• GIVEN INFORMATION:
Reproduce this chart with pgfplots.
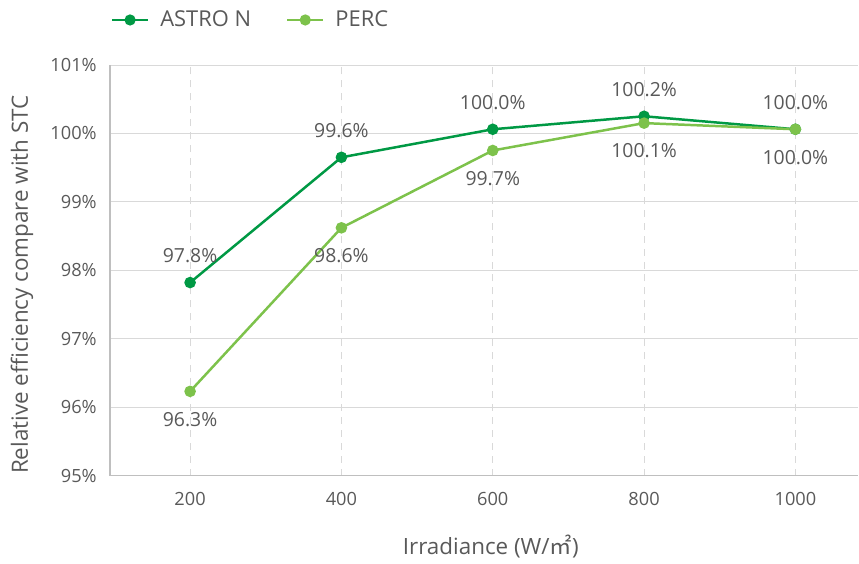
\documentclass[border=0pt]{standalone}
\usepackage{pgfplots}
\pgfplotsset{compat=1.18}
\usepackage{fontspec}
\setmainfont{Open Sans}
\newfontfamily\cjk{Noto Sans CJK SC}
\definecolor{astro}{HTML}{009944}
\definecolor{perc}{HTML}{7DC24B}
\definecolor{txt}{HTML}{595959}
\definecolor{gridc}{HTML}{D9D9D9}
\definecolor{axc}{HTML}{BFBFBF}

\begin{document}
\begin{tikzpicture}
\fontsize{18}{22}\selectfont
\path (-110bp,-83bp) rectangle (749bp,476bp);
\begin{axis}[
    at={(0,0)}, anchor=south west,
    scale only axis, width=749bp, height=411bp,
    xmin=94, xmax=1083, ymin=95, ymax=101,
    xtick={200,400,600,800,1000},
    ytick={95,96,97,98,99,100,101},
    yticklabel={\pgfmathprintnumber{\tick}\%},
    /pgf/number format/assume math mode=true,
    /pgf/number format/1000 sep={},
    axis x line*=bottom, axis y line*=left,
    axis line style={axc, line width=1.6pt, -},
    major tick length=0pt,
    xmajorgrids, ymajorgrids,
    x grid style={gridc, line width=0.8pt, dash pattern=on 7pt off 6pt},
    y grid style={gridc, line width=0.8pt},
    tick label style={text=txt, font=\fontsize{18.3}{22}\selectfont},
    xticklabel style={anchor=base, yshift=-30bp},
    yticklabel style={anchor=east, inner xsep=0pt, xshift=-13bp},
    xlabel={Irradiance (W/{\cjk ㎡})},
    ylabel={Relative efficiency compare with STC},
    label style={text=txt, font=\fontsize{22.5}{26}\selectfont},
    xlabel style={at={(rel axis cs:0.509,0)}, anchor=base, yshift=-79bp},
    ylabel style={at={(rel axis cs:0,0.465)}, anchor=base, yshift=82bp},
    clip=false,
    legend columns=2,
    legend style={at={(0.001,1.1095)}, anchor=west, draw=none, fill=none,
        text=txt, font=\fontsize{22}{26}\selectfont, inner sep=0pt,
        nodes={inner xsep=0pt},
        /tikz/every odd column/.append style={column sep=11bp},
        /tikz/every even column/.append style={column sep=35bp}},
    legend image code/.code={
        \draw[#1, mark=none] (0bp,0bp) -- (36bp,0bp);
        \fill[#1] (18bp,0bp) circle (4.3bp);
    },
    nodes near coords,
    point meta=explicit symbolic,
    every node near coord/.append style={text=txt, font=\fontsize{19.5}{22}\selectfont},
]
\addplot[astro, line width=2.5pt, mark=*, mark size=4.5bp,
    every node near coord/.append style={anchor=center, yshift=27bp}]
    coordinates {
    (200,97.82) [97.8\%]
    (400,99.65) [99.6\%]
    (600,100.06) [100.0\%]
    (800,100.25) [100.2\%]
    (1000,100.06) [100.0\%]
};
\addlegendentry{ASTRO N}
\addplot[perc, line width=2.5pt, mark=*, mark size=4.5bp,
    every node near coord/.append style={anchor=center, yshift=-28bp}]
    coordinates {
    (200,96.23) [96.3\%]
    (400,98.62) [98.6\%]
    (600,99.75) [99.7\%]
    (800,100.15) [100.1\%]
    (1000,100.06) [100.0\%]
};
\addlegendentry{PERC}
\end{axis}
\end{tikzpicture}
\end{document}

• PROMPT:
Reproduce the data word for word, excluding its pictures.

• WRITTEN SOLUTION:
Reproduce this chart with pgfplots.
\documentclass[border=0pt]{standalone}
\usepackage{pgfplots}
\pgfplotsset{compat=1.18}
\usepackage{fontspec}
\setmainfont{Open Sans}
\newfontfamily\cjk{Noto Sans CJK SC}
\definecolor{astro}{HTML}{009944}
\definecolor{perc}{HTML}{7DC24B}
\definecolor{txt}{HTML}{595959}
\definecolor{gridc}{HTML}{D9D9D9}
\definecolor{axc}{HTML}{BFBFBF}

\begin{document}
\begin{tikzpicture}
\fontsize{18}{22}\selectfont
\path (-110bp,-83bp) rectangle (749bp,476bp);
\begin{axis}[
    at={(0,0)}, anchor=south west,
    scale only axis, width=749bp, height=411bp,
    xmin=94, xmax=1083, ymin=95, ymax=101,
    xtick={200,400,600,800,1000},
    ytick={95,96,97,98,99,100,101},
    yticklabel={\pgfmathprintnumber{\tick}\%},
    /pgf/number format/assume math mode=true,
    /pgf/number format/1000 sep={},
    axis x line*=bottom, axis y line*=left,
    axis line style={axc, line width=1.6pt, -},
    major tick length=0pt,
    xmajorgrids, ymajorgrids,
    x grid style={gridc, line width=0.8pt, dash pattern=on 7pt off 6pt},
    y grid style={gridc, line width=0.8pt},
    tick label style={text=txt, font=\fontsize{18.3}{22}\selectfont},
    xticklabel style={anchor=base, yshift=-30bp},
    yticklabel style={anchor=east, inner xsep=0pt, xshift=-13bp},
    xlabel={Irradiance (W/{\cjk ㎡})},
    ylabel={Relative efficiency compare with STC},
    label style={text=txt, font=\fontsize{22.5}{26}\selectfont},
    xlabel style={at={(rel axis cs:0.509,0)}, anchor=base, yshift=-79bp},
    ylabel style={at={(rel axis cs:0,0.465)}, anchor=base, yshift=82bp},
    clip=false,
    legend columns=2,
    legend style={at={(0.001,1.1095)}, anchor=west, draw=none, fill=none,
        text=txt, font=\fontsize{22}{26}\selectfont, inner sep=0pt,
        nodes={inner xsep=0pt},
        /tikz/every odd column/.append style={column sep=11bp},
        /tikz/every even column/.append style={column sep=35bp}},
    legend image code/.code={
        \draw[#1, mark=none] (0bp,0bp) -- (36bp,0bp);
        \fill[#1] (18bp,0bp) circle (4.3bp);
    },
    nodes near coords,
    point meta=explicit symbolic,
    every node near coord/.append style={text=txt, font=\fontsize{19.5}{22}\selectfont},
]
\addplot[astro, line width=2.5pt, mark=*, mark size=4.5bp,
    every node near coord/.append style={anchor=center, yshift=27bp}]
    coordinates {
    (200,97.82) [97.8\%]
    (400,99.65) [99.6\%]
    (600,100.06) [100.0\%]
    (800,100.25) [100.2\%]
    (1000,100.06) [100.0\%]
};
\addlegendentry{ASTRO N}
\addplot[perc, line width=2.5pt, mark=*, mark size=4.5bp,
    every node near coord/.append style={anchor=center, yshift=-28bp}]
    coordinates {
    (200,96.23) [96.3\%]
    (400,98.62) [98.6\%]
    (600,99.75) [99.7\%]
    (800,100.15) [100.1\%]
    (1000,100.06) [100.0\%]
};
\addlegendentry{PERC}
\end{axis}
\end{tikzpicture}
\end{document}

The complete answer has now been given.